I came back from my clementine haze feeling slightly ill and found that he was staring at me. I had brought out the box. "Did you take them all?" he asked. "But of course!" I retorted... "She said you liked them!" But my face turned bright red. He looked annoyed, maybe even a little angry. He'd never been angry with me before.

I had stepped over an invisible line. My lover was going to scorn me for gourmandise.

We spent some time silently riding next to each other on the train. I bounced between shame and defensiveness, which eventually just melted to sadness. The rain was streaming down the window of the train. I actually quietly began to cry. What was Brigitte going to think? How were they going to take this? The culture was new to me so I could not fathom the damage I might have done. Would I be able to face his parents again? A tear ran down my cheek while I gazed out onto the gloomy countryside.

The shock of that uncomfortable ride in the train in which I thought I was going to lose my lover, coupled with the intensity of my first brush with clementines confites had me sworn off them for several years. I just kind of felt sad every time I had one.

He forgave me, and so did Brigitte. There was really no need to worry. I explained to her that I just wanted to please him (I did not mention my own enthusiasm, but I suspect Loic passed the word). Now, after 10 years of marriage to Loic, every year, Brigitte still gives me a big jar of clementines confites every winter. Since she gives them to me, now Loic must ask me if he wants one.

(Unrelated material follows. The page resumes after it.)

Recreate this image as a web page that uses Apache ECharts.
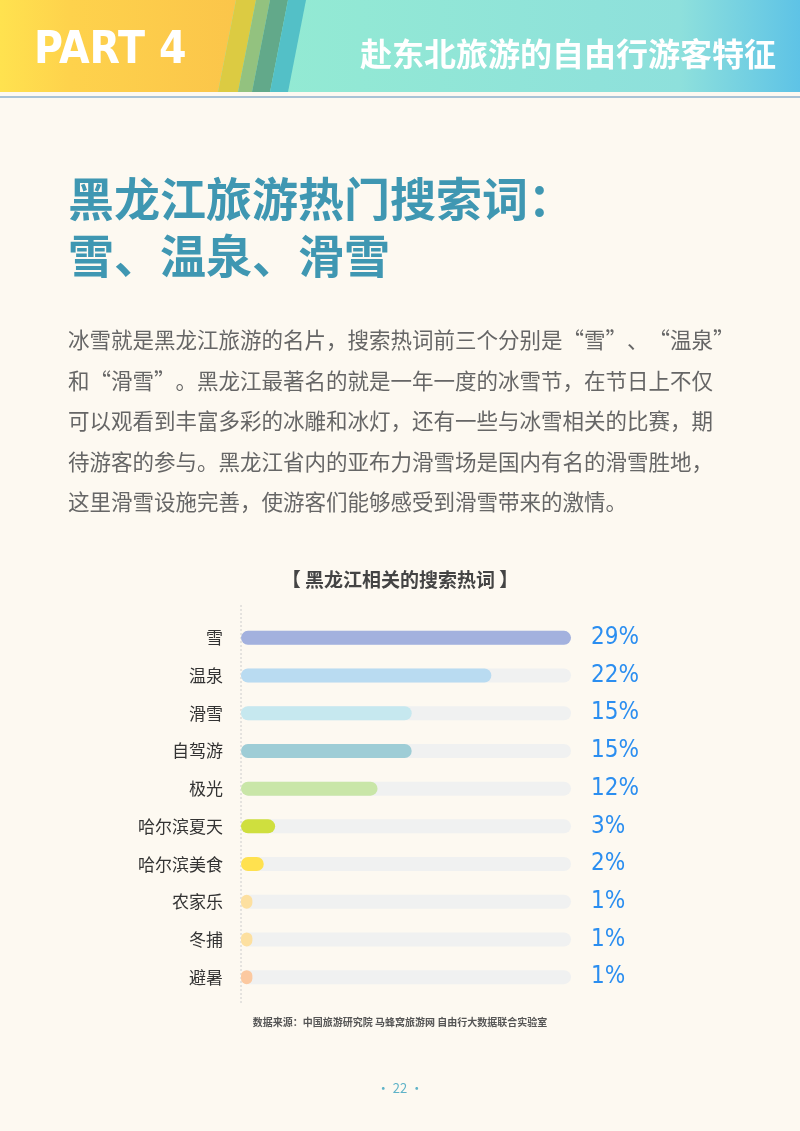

Choose a pound of firm, ripe clementines, in season this time of year.  Scrub them clean, and pierce them deeply with a thin needle, everywhere.  Put them into a saucepan, and cover the pierced fruits by 2 cms (an inch) with water.  Bring to a boil, then simmer for 15 minutes.  Remove the fruit with a pair of tongs or slotted spoon to a deep sided non-reactive bowl or a jar.  Add 500 grams sugar, and 200 grams glucose syrup or honey (which will alter the flavor somewhat but still achieve the goal of avoiding the sugar going grainy) to the cooking juice.  Bring the syrup to a boil and remove from heat promptly when it reaches a good rolling boil.  Pour the syrup over the clementines, weigh the top down with a plate to avoid the fruits from floating to the top, and let it sit loosely covered with a clean dishcloth for 2 days.  After 2 days have passed, remove the fruit from the bowl, transfer the juice to a saucepan, and add 100 grams of sugar to the juice.  Bring the juice and sugar to a rolling boil, remove from heat, then pour over the clementines and let sit for another 2 days.  Follow this process every 2 days, every 2 days adding 100 grams of sugar to the mix, until you reach the 14th day.  At this time, transfer them to a jar, and keep, covered in their syrup, in a cool dry place.  They will keep for as long as a year, getting better with age, but at 2 weeks they're still pretty darn good.